Write out the opening lines of the data word for word, up to and including the line with "153.5, 160, 165.5]", and leave every picture and every later line out.
-- Start SUPPLIED DATA --
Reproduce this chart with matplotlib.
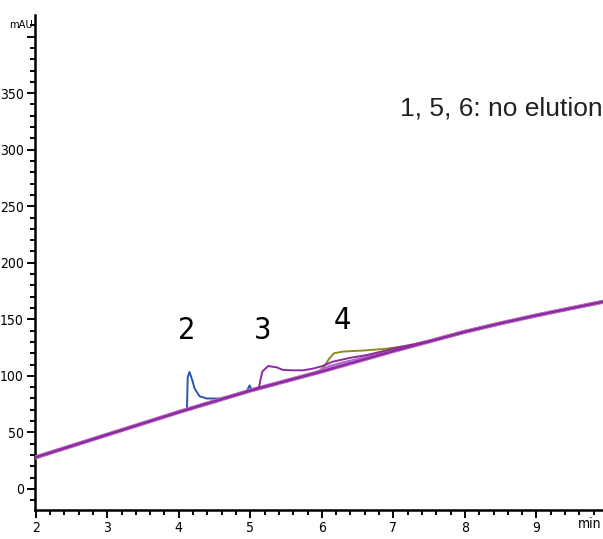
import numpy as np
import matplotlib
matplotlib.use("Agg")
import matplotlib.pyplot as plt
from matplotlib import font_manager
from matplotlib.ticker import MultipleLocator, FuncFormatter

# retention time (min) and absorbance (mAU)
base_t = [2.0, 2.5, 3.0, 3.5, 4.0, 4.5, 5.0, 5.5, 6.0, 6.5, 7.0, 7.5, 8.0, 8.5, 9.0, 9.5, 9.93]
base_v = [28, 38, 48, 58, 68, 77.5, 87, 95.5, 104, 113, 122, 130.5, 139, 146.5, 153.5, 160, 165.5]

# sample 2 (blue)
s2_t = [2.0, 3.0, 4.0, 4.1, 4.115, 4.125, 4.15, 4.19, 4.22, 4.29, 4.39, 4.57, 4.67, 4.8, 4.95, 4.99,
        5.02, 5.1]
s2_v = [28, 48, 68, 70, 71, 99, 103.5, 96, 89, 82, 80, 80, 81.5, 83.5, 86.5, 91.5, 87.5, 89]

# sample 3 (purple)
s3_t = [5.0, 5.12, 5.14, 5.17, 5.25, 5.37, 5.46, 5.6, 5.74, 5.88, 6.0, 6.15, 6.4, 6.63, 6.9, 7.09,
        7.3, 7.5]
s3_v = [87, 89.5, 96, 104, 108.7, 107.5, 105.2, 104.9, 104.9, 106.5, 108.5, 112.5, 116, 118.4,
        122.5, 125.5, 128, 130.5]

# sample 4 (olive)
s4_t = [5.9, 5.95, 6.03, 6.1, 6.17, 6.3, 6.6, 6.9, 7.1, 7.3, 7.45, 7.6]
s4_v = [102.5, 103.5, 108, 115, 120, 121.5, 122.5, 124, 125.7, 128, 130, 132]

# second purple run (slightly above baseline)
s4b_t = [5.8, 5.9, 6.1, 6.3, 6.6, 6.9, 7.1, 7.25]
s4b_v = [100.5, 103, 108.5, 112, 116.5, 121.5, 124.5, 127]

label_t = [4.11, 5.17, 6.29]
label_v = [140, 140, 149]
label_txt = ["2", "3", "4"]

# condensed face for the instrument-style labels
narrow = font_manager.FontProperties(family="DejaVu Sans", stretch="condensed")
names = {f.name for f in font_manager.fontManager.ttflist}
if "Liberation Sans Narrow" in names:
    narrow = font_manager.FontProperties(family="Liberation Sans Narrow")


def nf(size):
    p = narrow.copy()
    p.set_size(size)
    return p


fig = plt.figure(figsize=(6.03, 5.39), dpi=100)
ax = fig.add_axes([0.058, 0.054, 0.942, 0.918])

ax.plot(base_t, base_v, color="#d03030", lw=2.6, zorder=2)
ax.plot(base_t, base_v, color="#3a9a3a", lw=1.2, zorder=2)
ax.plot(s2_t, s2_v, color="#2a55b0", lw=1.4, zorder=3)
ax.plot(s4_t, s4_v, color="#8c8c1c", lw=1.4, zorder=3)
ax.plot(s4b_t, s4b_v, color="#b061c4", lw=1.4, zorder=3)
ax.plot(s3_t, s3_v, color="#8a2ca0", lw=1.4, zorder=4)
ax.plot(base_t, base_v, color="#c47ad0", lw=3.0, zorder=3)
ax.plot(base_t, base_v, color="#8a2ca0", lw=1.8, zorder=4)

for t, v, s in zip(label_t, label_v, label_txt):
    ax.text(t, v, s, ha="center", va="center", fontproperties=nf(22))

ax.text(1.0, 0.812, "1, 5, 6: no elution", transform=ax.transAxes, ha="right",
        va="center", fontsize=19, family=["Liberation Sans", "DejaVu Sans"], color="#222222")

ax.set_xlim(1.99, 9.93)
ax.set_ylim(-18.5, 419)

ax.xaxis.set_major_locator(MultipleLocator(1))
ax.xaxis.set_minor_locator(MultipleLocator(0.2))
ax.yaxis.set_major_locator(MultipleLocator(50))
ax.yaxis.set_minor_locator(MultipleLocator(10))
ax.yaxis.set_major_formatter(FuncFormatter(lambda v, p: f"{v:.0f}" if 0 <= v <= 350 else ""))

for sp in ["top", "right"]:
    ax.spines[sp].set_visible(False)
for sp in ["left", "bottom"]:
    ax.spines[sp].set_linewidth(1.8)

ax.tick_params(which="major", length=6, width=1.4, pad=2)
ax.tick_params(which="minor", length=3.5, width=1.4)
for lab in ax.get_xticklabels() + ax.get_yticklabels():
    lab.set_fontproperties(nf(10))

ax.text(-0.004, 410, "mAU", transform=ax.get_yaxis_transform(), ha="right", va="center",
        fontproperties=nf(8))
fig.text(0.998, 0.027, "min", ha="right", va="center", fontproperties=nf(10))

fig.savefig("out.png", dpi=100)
-- End SUPPLIED DATA --
* [RESPONSE]
Reproduce this chart with matplotlib.
import numpy as np
import matplotlib
matplotlib.use("Agg")
import matplotlib.pyplot as plt
from matplotlib import font_manager
from matplotlib.ticker import MultipleLocator, FuncFormatter

# retention time (min) and absorbance (mAU)
base_t = [2.0, 2.5, 3.0, 3.5, 4.0, 4.5, 5.0, 5.5, 6.0, 6.5, 7.0, 7.5, 8.0, 8.5, 9.0, 9.5, 9.93]
base_v = [28, 38, 48, 58, 68, 77.5, 87, 95.5, 104, 113, 122, 130.5, 139, 146.5, 153.5, 160, 165.5]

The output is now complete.